**Task instructions**
Look below and pull out each line with the word "matplotlib".
-- Recorded data start --
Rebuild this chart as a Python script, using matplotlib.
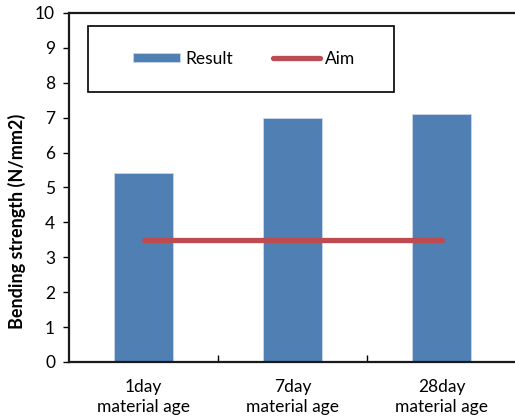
import matplotlib
matplotlib.use("Agg")
import matplotlib.pyplot as plt
from matplotlib.patches import Rectangle
import numpy as np

plt.rcParams['font.family'] = ['Lato', 'DejaVu Sans']

categories = ["1day\nmaterial age", "7day\nmaterial age", "28day\nmaterial age"]
result = [5.4, 7.0, 7.1]
aim = [3.5, 3.5, 3.5]

bar_color = "#4F7FB3"
aim_color = "#BE4B4F"

fig = plt.figure(figsize=(5.15, 4.16), dpi=100)
ax = fig.add_axes([0.134, 0.13, 0.868, 0.839])

x = np.arange(len(categories))
bars = ax.bar(x, result, width=0.4, color=bar_color, edgecolor="#C9D7EA", linewidth=0.6,
              label="Result", zorder=2)
line, = ax.plot(x, aim, color=aim_color, linewidth=3.8, solid_capstyle="round",
                label="Aim", zorder=3)

ax.set_xlim(-0.5, 2.5)
ax.set_ylim(0, 10)
ax.set_yticks(range(0, 11))
ax.tick_params(axis="y", direction="out", length=4, width=1, labelsize=12.5, pad=6)
ax.set_xticks([0.5, 1.5])
ax.set_xticklabels([])
ax.tick_params(axis="x", direction="in", length=5, width=1)
for xi, lab in zip(x, categories):
    ax.text(xi, -0.5, lab, ha="center", va="top", fontsize=12.5,
            linespacing=1.25, transform=ax.transData, clip_on=False)

for s in ["left", "bottom", "top"]:
    ax.spines[s].set_linewidth(1.6)
    ax.spines[s].set_color("#1a1a1a")
ax.spines["right"].set_visible(False)

ax.set_ylabel("Bending strength (N/mm2)", fontsize=13, fontweight="bold")
ax.yaxis.set_label_coords(-0.097, 0.404)

# legend with a plain square frame
ax.add_patch(Rectangle((0.043, 0.774), 0.683, 0.189, transform=ax.transAxes,
                       fill=False, edgecolor="black", linewidth=1.2, zorder=4))
leg = ax.legend(handles=[bars, line], labels=["Result", "Aim"],
                loc="center", bbox_to_anchor=(0.392, 0.8685), ncol=2, frameon=False,
                fontsize=12.5, handlelength=2.7, handleheight=0.45, handletextpad=0.3,
                columnspacing=2.3)

fig.savefig("out.png", dpi=100)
-- Recorded data end --
**Solved problem**
Rebuild this chart as a Python script, using matplotlib.
import matplotlib
matplotlib.use("Agg")
import matplotlib.pyplot as plt
from matplotlib.patches import Rectangle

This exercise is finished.